Over many centuries Judaism developed rules and regulations aimed at ensuring that all residents of the community had access to quality health care. A comprehensive, enforceable Patients' Bill of Rights would bring us a step closer to fulfilling our moral obligation to provide quality health care to all members of our society.
Citizens across the country are demanding passage of real patient protections. According to a recent survey conducted by Harvard and the Kaiser Family foundation, 65% of Americans believe the government needs to pass legislation to protect them from managed care industry abuses. Despite public support for patient protection, the 105th Congress ended without passing a Patients' Bill of Rights, and the Senate Health, Education, Labor, and Pension Committee passed a bill that would fail to enact real patient protections and ensure that doctors, rather than insurance companies, make the final decisions about patient care.

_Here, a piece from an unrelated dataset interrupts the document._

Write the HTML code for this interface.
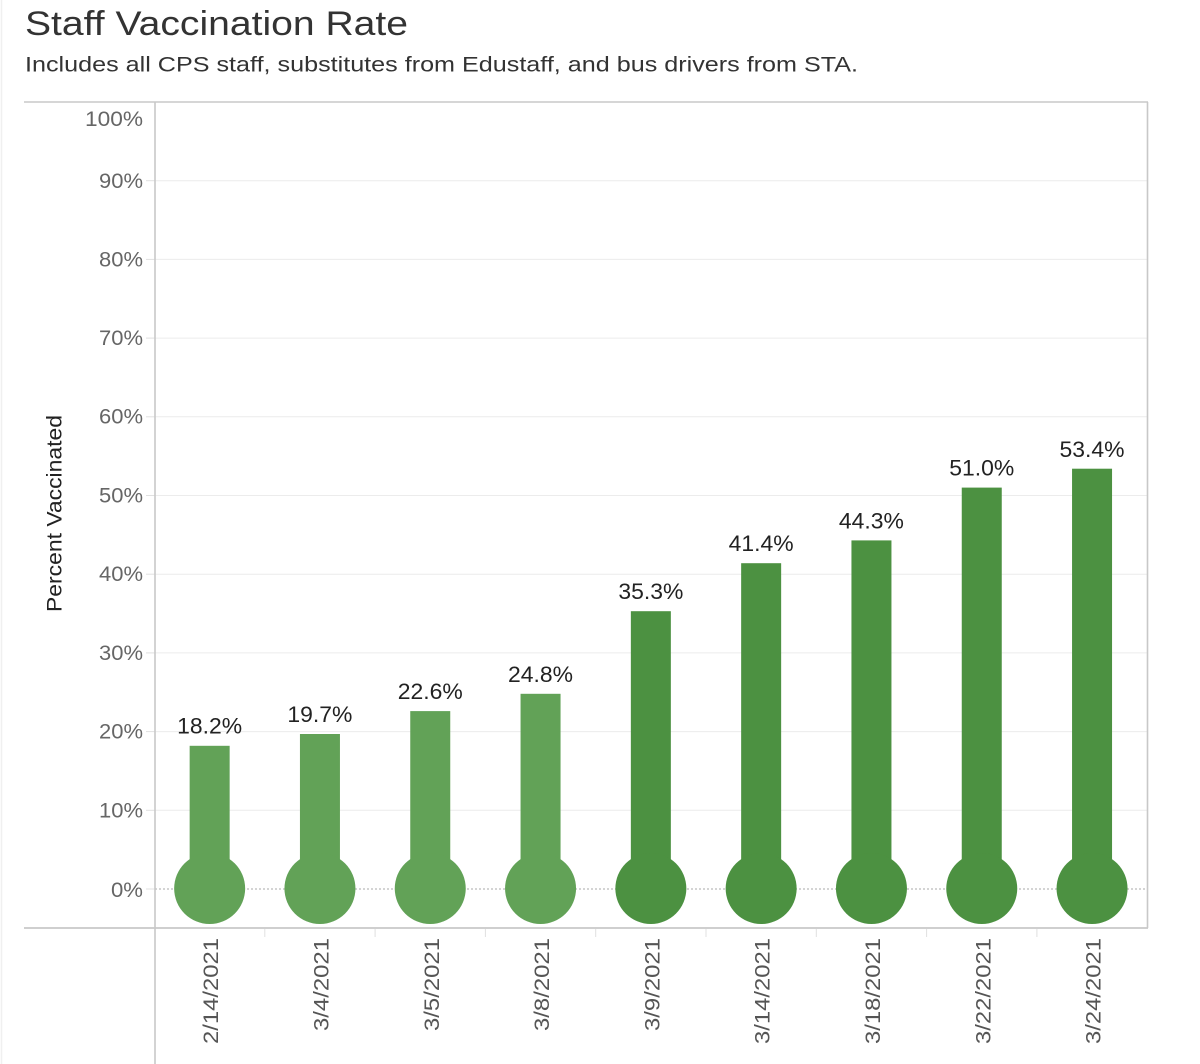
<!DOCTYPE html>
<html>
<head>
<meta charset="utf-8">
<style>
html,body{margin:0;padding:0;background:#fff;}
svg{display:block;}
text{font-family:"Liberation Sans",Arial,sans-serif;}
</style>
</head>
<body>
<svg width="1200" height="1064" viewBox="0 0 1200 1064" xmlns="http://www.w3.org/2000/svg">
<rect x="0" y="0" width="1200" height="1064" fill="#fff"/>
<line x1="1.5" y1="0" x2="1.5" y2="1064" stroke="#f0f0f0" stroke-width="1.5"/>

<!-- Title -->
<text x="25" y="35" font-size="34" fill="#333" textLength="383" lengthAdjust="spacingAndGlyphs">Staff Vaccination Rate</text>
<text x="25" y="71.5" font-size="21.5" fill="#333" textLength="833" lengthAdjust="spacingAndGlyphs">Includes all CPS staff, substitutes from Edustaff, and bus drivers from STA.</text>

<!-- gridlines -->
<g stroke="#ececec" stroke-width="1">
<line x1="155" y1="180.7" x2="1147" y2="180.7"/>
<line x1="155" y1="259.4" x2="1147" y2="259.4"/>
<line x1="155" y1="338.1" x2="1147" y2="338.1"/>
<line x1="155" y1="416.8" x2="1147" y2="416.8"/>
<line x1="155" y1="495.5" x2="1147" y2="495.5"/>
<line x1="155" y1="574.2" x2="1147" y2="574.2"/>
<line x1="155" y1="652.9" x2="1147" y2="652.9"/>
<line x1="155" y1="731.6" x2="1147" y2="731.6"/>
<line x1="155" y1="810.3" x2="1147" y2="810.3"/>
</g>
<!-- y ticks -->
<g stroke="#e0e0e0" stroke-width="1">
<line x1="146" y1="180.7" x2="155" y2="180.7"/>
<line x1="146" y1="259.4" x2="155" y2="259.4"/>
<line x1="146" y1="338.1" x2="155" y2="338.1"/>
<line x1="146" y1="416.8" x2="155" y2="416.8"/>
<line x1="146" y1="495.5" x2="155" y2="495.5"/>
<line x1="146" y1="574.2" x2="155" y2="574.2"/>
<line x1="146" y1="652.9" x2="155" y2="652.9"/>
<line x1="146" y1="731.6" x2="155" y2="731.6"/>
<line x1="146" y1="810.3" x2="155" y2="810.3"/>
<line x1="146" y1="889" x2="155" y2="889"/>
</g>
<!-- zero line dotted -->
<line x1="155" y1="889" x2="1147" y2="889" stroke="#aaa" stroke-width="1" stroke-dasharray="2,2"/>

<!-- frame -->
<line x1="24" y1="102" x2="1148" y2="102" stroke="#c8c8c8" stroke-width="1.6"/>
<line x1="1147.5" y1="102" x2="1147.5" y2="928" stroke="#c8c8c8" stroke-width="1.6"/>
<line x1="24" y1="928" x2="1148" y2="928" stroke="#c8c8c8" stroke-width="1.8"/>
<line x1="155" y1="102" x2="155" y2="1064" stroke="#c8c8c8" stroke-width="1.6"/>

<!-- bottom category ticks -->
<g stroke="#e0e0e0" stroke-width="1">
<line x1="264.8" y1="929" x2="264.8" y2="937"/>
<line x1="375.1" y1="929" x2="375.1" y2="937"/>
<line x1="485.4" y1="929" x2="485.4" y2="937"/>
<line x1="595.7" y1="929" x2="595.7" y2="937"/>
<line x1="706" y1="929" x2="706" y2="937"/>
<line x1="816.3" y1="929" x2="816.3" y2="937"/>
<line x1="926.6" y1="929" x2="926.6" y2="937"/>
<line x1="1036.9" y1="929" x2="1036.9" y2="937"/>
</g>

<!-- Y tick labels -->
<g font-size="21" fill="#666" text-anchor="end">
<text x="143" y="126" textLength="58" lengthAdjust="spacingAndGlyphs">100%</text>
<text x="143" y="188" textLength="44" lengthAdjust="spacingAndGlyphs">90%</text>
<text x="143" y="266.5" textLength="44" lengthAdjust="spacingAndGlyphs">80%</text>
<text x="143" y="345" textLength="44" lengthAdjust="spacingAndGlyphs">70%</text>
<text x="143" y="423.5" textLength="44" lengthAdjust="spacingAndGlyphs">60%</text>
<text x="143" y="502.5" textLength="44" lengthAdjust="spacingAndGlyphs">50%</text>
<text x="143" y="581" textLength="44" lengthAdjust="spacingAndGlyphs">40%</text>
<text x="143" y="660" textLength="44" lengthAdjust="spacingAndGlyphs">30%</text>
<text x="143" y="738.5" textLength="44" lengthAdjust="spacingAndGlyphs">20%</text>
<text x="143" y="817.5" textLength="44" lengthAdjust="spacingAndGlyphs">10%</text>
<text x="143" y="897" textLength="32" lengthAdjust="spacingAndGlyphs">0%</text>
</g>

<!-- Y axis title -->
<text transform="translate(61.5,513.5) rotate(-90)" text-anchor="middle" font-size="21" fill="#222" textLength="197" lengthAdjust="spacingAndGlyphs">Percent Vaccinated</text>

<!-- Bars (light) -->
<g fill="#62a257">
<rect x="189.65" y="745.8" width="40" height="143"/>
<circle cx="209.65" cy="888.5" r="35.5"/>
<rect x="299.95" y="734" width="40" height="155"/>
<circle cx="319.95" cy="888.5" r="35.5"/>
<rect x="410.25" y="711.1" width="40" height="178"/>
<circle cx="430.25" cy="888.5" r="35.5"/>
<rect x="520.55" y="693.8" width="40" height="195"/>
<circle cx="540.55" cy="888.5" r="35.5"/>
</g>
<!-- Bars (dark) -->
<g fill="#4c9141">
<rect x="630.85" y="611.2" width="40" height="278"/>
<circle cx="650.85" cy="888.5" r="35.5"/>
<rect x="741.15" y="563.2" width="40" height="326"/>
<circle cx="761.15" cy="888.5" r="35.5"/>
<rect x="851.45" y="540.4" width="40" height="349"/>
<circle cx="871.45" cy="888.5" r="35.5"/>
<rect x="961.75" y="487.6" width="40" height="401"/>
<circle cx="981.75" cy="888.5" r="35.5"/>
<rect x="1072.05" y="468.7" width="40" height="420"/>
<circle cx="1092.05" cy="888.5" r="35.5"/>
</g>

<!-- Value labels -->
<g font-size="22" fill="#222" text-anchor="middle">
<text x="209.65" y="733.5" textLength="65" lengthAdjust="spacingAndGlyphs">18.2%</text>
<text x="319.95" y="722" textLength="65" lengthAdjust="spacingAndGlyphs">19.7%</text>
<text x="430.25" y="699" textLength="65" lengthAdjust="spacingAndGlyphs">22.6%</text>
<text x="540.55" y="682" textLength="65" lengthAdjust="spacingAndGlyphs">24.8%</text>
<text x="650.85" y="599" textLength="65" lengthAdjust="spacingAndGlyphs">35.3%</text>
<text x="761.15" y="551" textLength="65" lengthAdjust="spacingAndGlyphs">41.4%</text>
<text x="871.45" y="528.5" textLength="65" lengthAdjust="spacingAndGlyphs">44.3%</text>
<text x="981.75" y="475.5" textLength="65" lengthAdjust="spacingAndGlyphs">51.0%</text>
<text x="1092.05" y="457" textLength="65" lengthAdjust="spacingAndGlyphs">53.4%</text>
</g>

<!-- Date labels -->
<g font-size="21" fill="#555" text-anchor="end">
<text transform="translate(218.15,938) rotate(-90)" textLength="106" lengthAdjust="spacingAndGlyphs">2/14/2021</text>
<text transform="translate(328.45,938) rotate(-90)" textLength="93" lengthAdjust="spacingAndGlyphs">3/4/2021</text>
<text transform="translate(438.75,938) rotate(-90)" textLength="93" lengthAdjust="spacingAndGlyphs">3/5/2021</text>
<text transform="translate(549.05,938) rotate(-90)" textLength="93" lengthAdjust="spacingAndGlyphs">3/8/2021</text>
<text transform="translate(659.35,938) rotate(-90)" textLength="93" lengthAdjust="spacingAndGlyphs">3/9/2021</text>
<text transform="translate(769.65,938) rotate(-90)" textLength="106" lengthAdjust="spacingAndGlyphs">3/14/2021</text>
<text transform="translate(879.95,938) rotate(-90)" textLength="106" lengthAdjust="spacingAndGlyphs">3/18/2021</text>
<text transform="translate(990.25,938) rotate(-90)" textLength="106" lengthAdjust="spacingAndGlyphs">3/22/2021</text>
<text transform="translate(1100.55,938) rotate(-90)" textLength="106" lengthAdjust="spacingAndGlyphs">3/24/2021</text>
</g>
</svg>
</body>
</html>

Medical care is not just another commodity to allocate; medical care is about saving, and improving the quality of, lives. Access to medical care is a fundamental test of how we treat the most precious of God's creatures. We urgently need a comprehensive Patients' Bill of Rights that would properly reflect the value we place on health and human life. Congress should act promptly to pass such a bill.
The Religious Action Center of Reform Judaism is the Washington office of the Union of American Hebrew Congregations and the Central Conference of American Rabbis, representing 1.5 million Reform Jews and 1,800 Reform rabbis in 875 congregations throughout North America.